Currently the online poker market in Portugal is closed pending the issuance of licenses due to the introduction of new gaming laws. However, nowhere did it state that the market should be segregated.
The announcement of SJIR Director Bandeira directly contradicts that of the Deputy Tourism Minister Adolfo Mesquita Nunes.
In April, Nunes told the Portuguese player association ANAon that the “market would share liquidity internationally” and that Portugal had learned from the mistakes of France, Spain and Italy who had adopted a segregated market style.
Liquidity Allowed
Nunes went on to tell them that “international liquidity is allowed because there is nothing in the law that prohibits it” so it is quite the U-turn for Bandeira to come out and publicly contradict this statement.
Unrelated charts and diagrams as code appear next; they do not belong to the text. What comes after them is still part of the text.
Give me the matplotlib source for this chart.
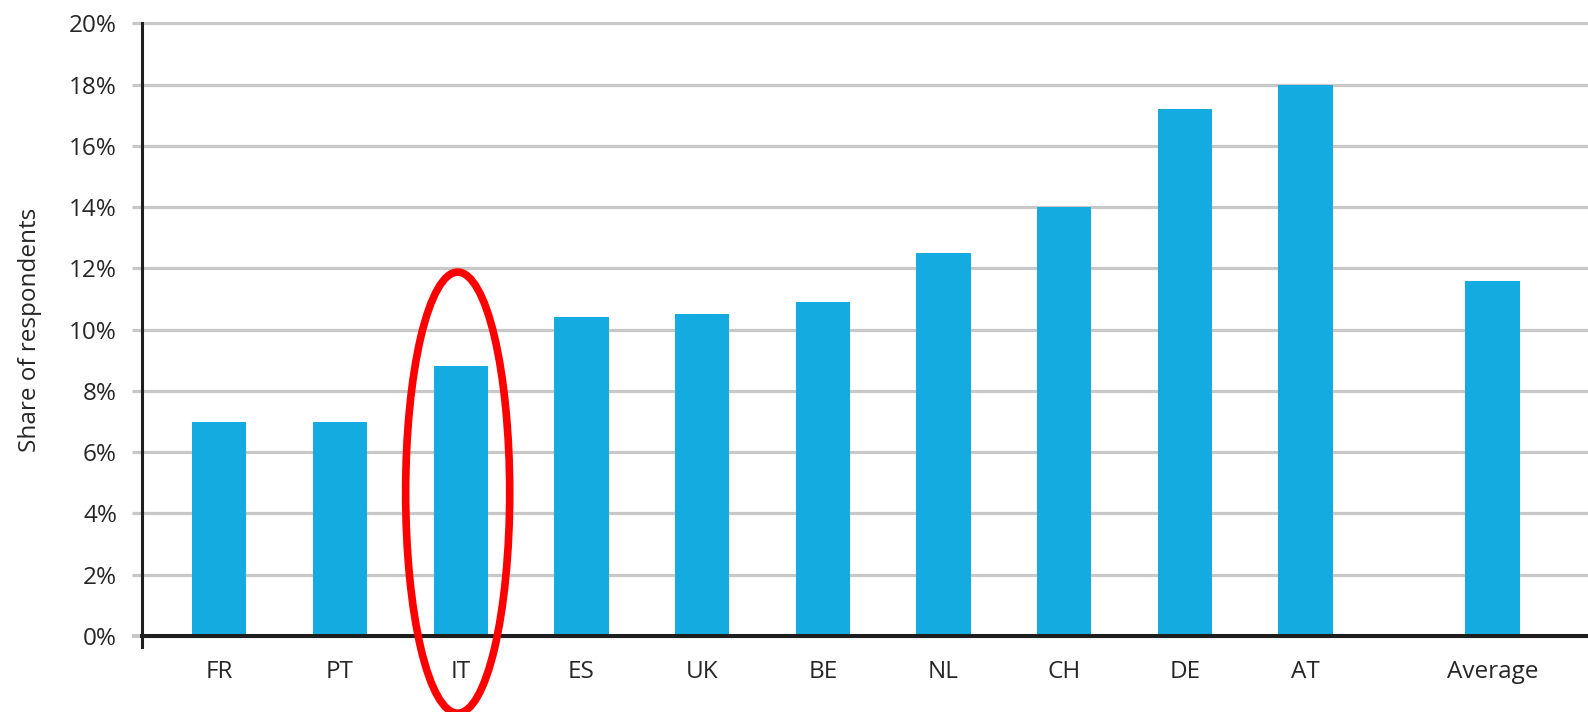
import matplotlib
matplotlib.use("Agg")
import matplotlib.pyplot as plt
from matplotlib.patches import Ellipse
from matplotlib.ticker import FuncFormatter
import numpy as np

# ---- data ----
countries = ["FR", "PT", "IT", "ES", "UK", "BE", "NL", "CH", "DE", "AT"]
country_values = [7.0, 7.0, 8.8, 10.4, 10.5, 10.9, 12.5, 14.0, 17.2, 18.0]
average_label = "Average"
average_value = 11.6
highlight = "IT"
y_ticks = [0, 2, 4, 6, 8, 10, 12, 14, 16, 18, 20]
y_label = "Share of respondents"

# ---- style ----
plt.rcParams['font.family'] = ['Open Sans', 'DejaVu Sans']
BAR = '#14ACE0'
GRID = '#C8C8C8'
TXT = '#262626'
SPINE = '#1E1E1E'

W, H = 1588, 712
fig = plt.figure(figsize=(W / 100, H / 100), dpi=100)

ax_left = 141.7 / W
ax_bottom = (H - 647) / H
ax_top = (H - 21.8) / H
ax = fig.add_axes([ax_left, ax_bottom, 1 - ax_left, ax_top - ax_bottom])

labels = countries + [average_label]
values = country_values + [average_value]
x = list(np.arange(len(countries), dtype=float)) + [len(countries) + 0.55]

ax.bar(x, values, width=0.45, color=BAR, zorder=3)

ax.set_xlim(-0.643, 11.34)
ax.set_ylim(-0.359, 20.05)

ax.set_yticks(y_ticks)
ax.yaxis.set_major_formatter(FuncFormatter(lambda v, p: f"{int(round(v))}%"))
ax.set_xticks(x)
ax.set_xticklabels(labels)

ax.grid(axis='y', color=GRID, linewidth=2.3, zorder=0)
ax.set_axisbelow(True)

for s in ['top', 'right']:
    ax.spines[s].set_visible(False)
ax.spines['left'].set_color(SPINE)
ax.spines['left'].set_linewidth(2.2)
ax.spines['left'].set_bounds(-0.359, 20)
ax.spines['bottom'].set_position(('data', 0))
ax.spines['bottom'].set_color(SPINE)
ax.spines['bottom'].set_linewidth(2.9)
ax.spines['bottom'].set_zorder(4)

ax.tick_params(axis='y', length=7.2, width=2.3, color=GRID, pad=10.5,
               labelsize=17.5, labelcolor=TXT)
ax.tick_params(axis='x', length=0, pad=17.5, labelsize=17.5, labelcolor=TXT)
t0 = ax.yaxis.get_major_ticks()[0]
t0.tick1line.set_color(SPINE)
t0.tick1line.set_markeredgewidth(2.9)

fig.text(30.5 / W, 1 - 330 / H, y_label, rotation=90, ha='center', va='center',
         fontsize=17.5, color=TXT)

# red highlight ellipse around IT
ix = labels.index(highlight)
ell = Ellipse((x[ix] - 0.025, 4.68), width=0.862, height=14.4, fill=False,
              edgecolor='#FF0000', linewidth=5.5, clip_on=False, zorder=5)
ax.add_patch(ell)

fig.savefig("out.png", dpi=100)
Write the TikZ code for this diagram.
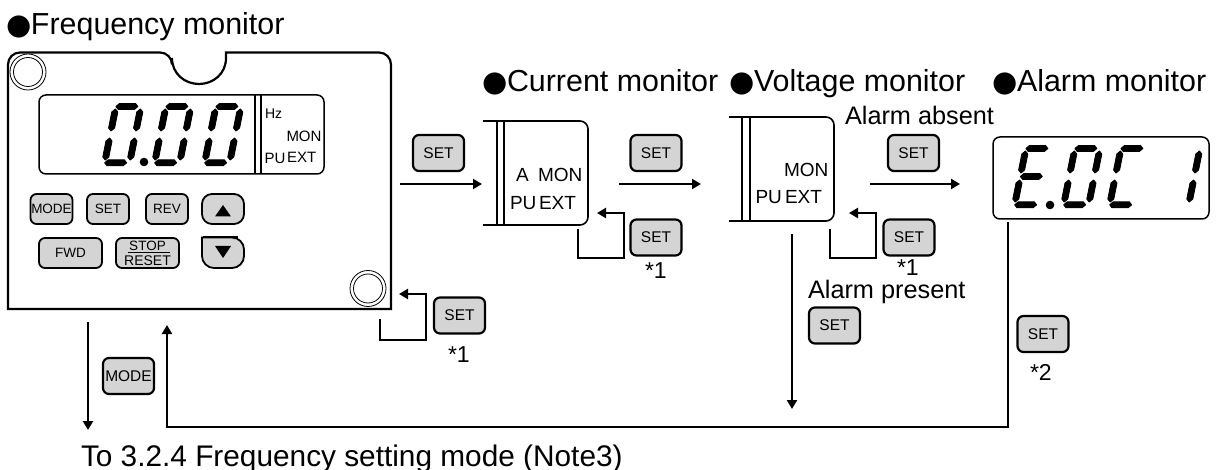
\documentclass[tikz,border=0pt]{standalone}
\usepackage{fontspec}
\setmainfont{Liberation Sans}
\newfontfamily\djv{DejaVu Sans}
\usetikzlibrary{arrows.meta}
\newcommand\fsz[1]{\fontsize{#1}{#1}\selectfont}
\newcommand\blt{\makebox[22pt][l]{\hspace*{-2.2pt}\djv\fontsize{29}{29}\selectfont ●}}
\newcommand\sh[3]{\filldraw[line width=.9pt,line join=round] (#1,#3) -- (#1+3,#3+3) -- (#2-3,#3+3) -- (#2,#3) -- (#2-3,#3-3) -- (#1+3,#3-3) -- cycle;}
\newcommand\sv[3]{\filldraw[line width=.9pt,line join=round] (#1,#2) -- (#1+3,#2+3) -- (#1+3,#3-3) -- (#1,#3) -- (#1-3,#3-3) -- (#1-3,#2+3) -- cycle;}
\newcommand\sega{\sh{3}{25}{59.5}}
\newcommand\segb{\sv{28}{35}{57}}
\newcommand\segc{\sv{28}{6}{28}}
\newcommand\segd{\sh{3}{25}{3.2}}
\newcommand\sege{\sv{3}{6}{28}}
\newcommand\segf{\sv{3}{35}{57}}
\newcommand\segg{\sh{3}{25}{31.5}}
\newcommand\digitat[3]{\begin{scope}[shift={(#1,#2)},x=1pt,y=1pt,xslant=.2]\foreach \s in {#3}{\csname seg\s\endcsname}\end{scope}}
\tikzset{
  every node/.style={inner sep=0pt,outer sep=0pt,text=black},
  hd/.style={anchor=base west,font=\fsz{30.4}},
  lab/.style={anchor=base west,font=\fsz{25.3}},
  star/.style={anchor=base west,font=\fsz{23}},
  tiny/.style={anchor=base west,font=\fsz{15}},
  lcd/.style={anchor=base west,font=\fsz{19}},
  btn/.style={draw=black,fill=btngray,rounded corners=6pt,line width=2.2pt,minimum width=51pt,minimum height=36pt,font=\fsz{15.5}},
  pbtn/.style={draw=black,fill=btngray,rounded corners=6pt,line width=1.8pt,minimum height=30pt,font=\fsz{13.5}},
  disp/.style={draw=black,rounded corners=7pt,line width=1.5pt},
  conn/.style={line width=2.4pt,-{Triangle[length=9pt,width=10pt]}},
  shell/.style={line width=1.6pt,rounded corners=8pt},
  thinring/.style={line width=.8pt}
}
\definecolor{btngray}{RGB}{212,212,212}
\begin{document}
\begin{tikzpicture}[x=1pt,y=-1pt]
\useasboundingbox (0,0) rectangle (1217,470);
% headings
\node[hd] (hf) at (9,35) {\blt Frequency monitor};
\node[hd] (hc) at (485,92) {\blt Current monitor};
\node[hd] (hv) at (732,92) {\blt Voltage monitor};
\node[hd] (ha) at (995,92) {\blt Alarm monitor};
\node[lab] (labs) at (845,125) {Alarm absent};
\node[lab] (lpre) at (808,298) {Alarm present};
\node[hd,font=\fsz{29.8}] (hto) at (81,466) {To 3.2.4 Frequency setting mode (Note3)};
% main panel
\draw[line width=2.2pt] (8,180) [rounded corners=12pt] -- (8,52.5) -- (172,52.5) [sharp corners] -- (172,58) .. controls (172,74) and (185,84) .. (199,84) .. controls (213,84) and (226,74) .. (226,58) -- (226,52.5) [rounded corners=12pt] -- (391,52.5) -- (391,180) [sharp corners] -- (391,309) -- (8,309) -- cycle;
\draw[thinring] (28,72) circle[radius=18pt] (28,72) circle[radius=14.5pt];
\draw[thinring] (368,288.5) circle[radius=18pt] (368,288.5) circle[radius=14.5pt];
% panel display
\node[disp,minimum width=285pt,minimum height=79pt] (d1) at (181.5,134.5) {};
\draw[line width=1.5pt] (255,95) -- (255,174) (261,95) -- (261,174);
\digitat{101}{166}{a,b,c,d,e,f}
\digitat{151}{166}{a,b,c,d,e,f}
\digitat{201}{166}{a,b,c,d,e,f}
\fill (144,162) circle[radius=4.3pt];
\node[tiny,font=\fsz{14}] (thz) at (265,118.5) {Hz};
\node[tiny] (tmon) at (286.5,141.5) {MON};
\node[tiny] (tpu) at (264.5,164) {PU};
\node[tiny] (text) at (287,163) {EXT};
% panel buttons
\node[pbtn,minimum width=42pt] (bmode) at (51.5,209) {MODE};
\node[pbtn,minimum width=42pt] (bset) at (108,209) {SET};
\node[pbtn,minimum width=42pt] (brev) at (167,209) {REV};
\node[pbtn,minimum width=42pt,rounded corners=10pt] (bup) at (223,209) {};
\node[pbtn,minimum width=63pt] (bfwd) at (70.5,253) {FWD};
\node[pbtn,minimum width=63pt] (bstop) at (147.5,253) {};
\node[font=\fsz{13.5}] (tstop) at (147.5,245.5) {STOP};
\node[font=\fsz{14}] (treset) at (147.5,260.5) {RESET};
\draw[line width=1pt] (128,252.5) -- (170,252.5);
\fill (223,205) -- (231,216.5) -- (215,216.5) -- cycle;
\draw[line width=1.8pt,fill=btngray,rounded corners=12pt] (202,237.5) -- (202,268) -- (244,268) -- (244,237.5) [sharp corners] -- cycle;
\draw[line width=2.5pt] (203,237) -- (238,237);
\fill (215,246) -- (231,246) -- (223,258) -- cycle;
% current shell
\draw[shell] (483,121) -- (588,121) -- (588,225) -- (483,225);
\draw[line width=1.3pt] (497,121) -- (497,225) (504,121) -- (504,225);
\node[lcd] (ca) at (516,182) {A};
\node[lcd] (cmon) at (538,182) {MON};
\node[lcd] (cpu) at (510,210) {PU};
\node[lcd] (cext) at (539,210) {EXT};
% voltage shell
\draw[shell] (729,117) -- (834,117) -- (834,221) -- (729,221);
\draw[line width=1.3pt] (742,117) -- (742,221) (750,117) -- (750,221);
\node[lcd] (vmon) at (784,177) {MON};
\node[lcd] (vpu) at (755.5,204) {PU};
\node[lcd] (vext) at (785,204) {EXT};
% alarm display
\node[disp,minimum width=216pt,minimum height=82pt] (d2) at (1101,178) {};
\digitat{1011}{208}{a,d,e,f,g}
\digitat{1060}{208}{a,b,c,d,e,f}
\digitat{1106}{208}{a,d,e,f}
\digitat{1160}{208}{b,c}
\fill (1050,205) circle[radius=4.3pt];
% SET buttons
\node[btn] (s1) at (438.5,153) {SET};
\node[btn] (s2) at (656,153) {SET};
\node[btn] (s3) at (656,237.5) {SET};
\node[btn] (s4) at (459.5,315.5) {SET};
\node[btn] (s5) at (913.5,153) {SET};
\node[btn] (s6) at (909,237.5) {SET};
\node[btn] (s7) at (834.5,325.5) {SET};
\node[btn] (s8) at (1043,334) {SET};
\node[btn] (s9) at (128.5,376) {MODE};
\node[star] (n1) at (645,278) {*1};
\node[star] (n2) at (897,276) {*1};
\node[star] (n3) at (448,362) {*1};
\node[star] (n4) at (1030,380) {*2};
% connector ends
\coordinate (a1s) at (400,184); \coordinate (a1e) at (482,184);
\coordinate (a2s) at (619,184); \coordinate (a2e) at (701,184);
\coordinate (a3s) at (870,184); \coordinate (a3e) at (960,184);
\coordinate (f1s) at (578,229); \coordinate (f1a) at (578,258); \coordinate (f1b) at (624,258); \coordinate (f1c) at (624,213); \coordinate (f1e) at (597,213);
\coordinate (f2s) at (830,229); \coordinate (f2a) at (830,258); \coordinate (f2b) at (876,258); \coordinate (f2c) at (876,213); \coordinate (f2e) at (849,213);
\coordinate (f3s) at (380,319); \coordinate (f3a) at (380,340); \coordinate (f3b) at (426,340); \coordinate (f3c) at (426,294); \coordinate (f3e) at (399,294);
\coordinate (ms) at (88,322); \coordinate (me) at (88,430);
\coordinate (ps) at (792,234); \coordinate (pe) at (792,409);
\coordinate (rs) at (1008,222); \coordinate (ra) at (1008,427); \coordinate (rb) at (167,427); \coordinate (re) at (167,325);
\draw[conn] (a1s) -- (a1e);
\draw[conn] (a2s) -- (a2e);
\draw[conn] (a3s) -- (a3e);
\draw[conn] (f1s) -- (f1a) -- (f1b) -- (f1c) -- (f1e);
\draw[conn] (f2s) -- (f2a) -- (f2b) -- (f2c) -- (f2e);
\draw[conn] (f3s) -- (f3a) -- (f3b) -- (f3c) -- (f3e);
\draw[conn] (ms) -- (me);
\draw[conn] (ps) -- (pe);
\draw[conn] (rs) -- (ra) -- (rb) -- (re);
\end{tikzpicture}
\end{document}
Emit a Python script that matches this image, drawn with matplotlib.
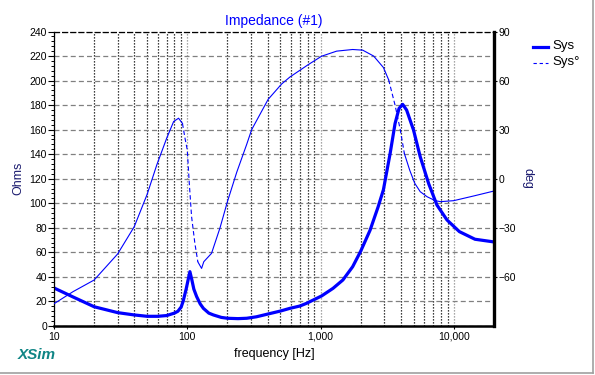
import numpy as np
import matplotlib
matplotlib.use('Agg')
import matplotlib.pyplot as plt
from matplotlib.lines import Line2D
from matplotlib.ticker import FixedLocator, LogLocator, NullFormatter, FixedFormatter, MultipleLocator

plt.rcParams['font.family'] = ['Liberation Sans', 'DejaVu Sans']

# ---- data ----
imp_freq = [10, 14, 20, 30, 40, 50, 60, 70, 80, 85, 90, 93, 98, 104.6, 108, 112, 117.5, 125, 132,
            145, 157, 180, 200, 240, 279, 330, 404, 500, 589, 700, 785, 1018, 1240, 1470, 1740,
            2000, 2350, 2700, 2960, 3330, 3620, 3880, 4130, 4420, 4980, 5590, 6470, 7460, 8880,
            11000, 14400, 20000]
imp_ohm = [31, 23.5, 15.7, 10.9, 9, 7.9, 7.9, 8.5, 10.5, 12, 15.5, 20, 30, 44.3, 38, 30, 24, 18, 14.4,
           10.5, 9, 7, 6.3, 6, 6.3, 7.5, 9.8, 12.2, 14.4, 16.3, 18.5, 24.5, 30.7, 37.5, 48.3,
           61, 78, 97, 111, 141, 165, 177.4, 180.6, 176, 159.7, 138, 116, 98.6, 86.4,
           76.9, 70.7, 68.5]

phase_freq = [10, 13.9, 20, 30, 40, 50, 59, 70, 79, 86, 92, 96, 100, 103.5, 107.7, 114, 120, 128,
              133, 152, 176, 200, 235, 279, 304, 404, 510, 589, 810, 1018, 1320, 1740, 2070,
              2500, 2960, 3240, 3620, 3960, 4250, 4660, 5090, 5590, 6300, 7250, 7940, 9960,
              14120, 20000]
phase_deg = [-76.4, -69, -61.9, -46, -29.3, -9.5, 8.4, 24.7, 35, 37, 33.8, 25, 17.6, -2.8, -23.2,
             -39.5, -50.8, -54.8, -50.7, -45.6, -30, -14, 4, 21, 30, 48.5, 57.9, 62.2, 69.8,
             74.9, 78, 79, 78.6, 75, 68, 60.5, 45, 30, 15.5, 5.3, -2.8, -7.9, -11, -13.4, -14,
             -13.4, -10.5, -7.5]

ohm_ticks = list(range(0, 241, 20))
deg_ticks = [90, 60, 30, 0, -30, -60]
freq_ticks = [10, 100, 1000, 10000]
freq_labels = ['10', '100', '1,000', '10,000']

BLUE = '#0000ff'

# ---- layout ----
W, H = 595, 375
fig = plt.figure(figsize=(W / 100, H / 100), dpi=100)
L, R, T, B = 54, 494, 31.5, 326
ax = fig.add_axes([L / W, 1 - B / H, (R - L) / W, (B - T) / H])
ax.set_xscale('log')
ax.set_xlim(10, 20000)
ax.set_ylim(0, 240)

# grids
ax.xaxis.set_major_locator(FixedLocator(freq_ticks))
ax.xaxis.set_major_formatter(FixedFormatter(freq_labels))
ax.xaxis.set_minor_locator(LogLocator(base=10, subs=np.arange(2, 10)))
ax.xaxis.set_minor_formatter(NullFormatter())
ax.yaxis.set_major_locator(FixedLocator(ohm_ticks))
ax.yaxis.set_minor_locator(MultipleLocator(4))

ax.xaxis.grid(True, which='major', color='#8a8a8a', linestyle=(0, (1, 1.4)), lw=0.9)
ax.xaxis.grid(True, which='minor', color='black', linestyle=(0, (1, 1.4)), lw=0.9)
ax.yaxis.grid(True, which='major', color='#808080', linestyle=(0, (4, 2.5)), lw=0.9)
ax.set_axisbelow(True)

ax.tick_params(axis='y', which='major', direction='out', length=4, width=0.8, labelsize=7.5,
               pad=1, colors='black')
ax.tick_params(axis='y', which='minor', direction='out', length=2.2, width=0.7)
ax.tick_params(axis='x', which='major', direction='out', length=2, width=0.8, labelsize=7.5, pad=2)
ax.tick_params(axis='x', which='minor', length=0)

for s in ['left']:
    ax.spines[s].set_linewidth(0.9)
ax.spines['top'].set_linestyle((0, (4, 2.5)))
ax.spines['top'].set_linewidth(0.9)
ax.spines['bottom'].set_linewidth(1.8)
ax.spines['right'].set_visible(False)

ax.plot(imp_freq, imp_ohm, color=BLUE, lw=2.3, solid_joinstyle='round')

ax.set_ylabel('Ohms', fontsize=9, color='#1c1c70', labelpad=4)
ax.set_xlabel('frequency [Hz]', fontsize=9, color='black', labelpad=5)
ax.set_title('Impedance (#1)', fontsize=10, color=BLUE, pad=5)

# ---- phase axis ----
ax2 = ax.twinx()
ax2.set_ylim(-90, 90)
ax2.set_xlim(10, 20000)
ax2.yaxis.set_major_locator(FixedLocator(deg_ticks))
ax2.tick_params(axis='y', direction='out', length=2.5, width=0.8, labelsize=7.5, pad=1)
for s in ['left', 'top', 'bottom']:
    ax2.spines[s].set_visible(False)
ax2.spines['right'].set_linewidth(2.4)
ax2.set_ylabel('deg', fontsize=9, color='#1c1c70', rotation=-90, labelpad=12)

# phase: solid where gentle, dashed where steep
pf = np.array(phase_freq, dtype=float)
pd_ = np.array(phase_deg, dtype=float)
slope = np.abs(np.diff(pd_)) / np.diff(np.log10(pf))
steep = slope > 290
start = 0
for i in range(1, len(steep) + 1):
    if i == len(steep) or steep[i] != steep[start]:
        xs = pf[start:i + 1]
        ys = pd_[start:i + 1]
        ls = (0, (4, 2.5)) if steep[start] else '-'
        ax2.plot(xs, ys, color=BLUE, lw=0.8, linestyle=ls)
        start = i

# ---- legend ----
fig.add_artist(Line2D([533 / W, 548 / W], [1 - 46.5 / H] * 2, color=BLUE, lw=2.3))
fig.text(552 / W, 1 - 46.5 / H, 'Sys', va='center', ha='left', fontsize=9.5)
fig.add_artist(Line2D([533 / W, 548 / W], [1 - 62.5 / H] * 2, color=BLUE, lw=0.8,
                      linestyle=(0, (3, 2.5))))
fig.text(552 / W, 1 - 62.5 / H, 'Sys°', va='center', ha='left', fontsize=9.5)

# XSim brand
fig.text(18 / W, 1 - 355 / H, 'XSim', va='center', ha='left', fontsize=11,
         fontweight='bold', fontstyle='italic', color='#0f8585')

# frame
fig.add_artist(Line2D([592.5 / W] * 2, [1 - 372.5 / H, 1], color='#a0a0a0', lw=1.2))
fig.add_artist(Line2D([0, 592.5 / W], [1 - 372.5 / H] * 2, color='#a0a0a0', lw=1.2))

fig.savefig('out.png', dpi=100)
However, as reported in Poker Industry PRO earlier this week, Bandeira went on to explain that “shared liquidity was the ultimate goal, but that as a first step, Portugal would adopt the French 'semi-open’ model where foreign players can play on poker sites licensed in Portugal, but Portuguese players are restricted to SRIJ licensed sites.”
Only after the semi-open model has been adopted and shared liquidity between the other segregated markets have been implemented will the SRIJ look at opening up the market to share liquidity more broadly.
The Impact of Segregation
When player liquidity is restricted to a small national market, online poker operators lose the marketing power of being able to offer tournaments with big prize pools. Cash games are also very limited under a nationally segregated scheme. The result is that these restrictions push players to seek out other sites which operate outside of the regulatory oversight of the jurisdiction to sites that lack the consumer protections which are the cornerstone of regulation.
With this in mind, it is a wonder as to why the SRIJ has ruled in this way and has contradicted the Deputy Tourism Minister, which surely will not go unnoticed.
It is going to be interesting to see what the fall out will be and what it will mean long term for the Portuguese market.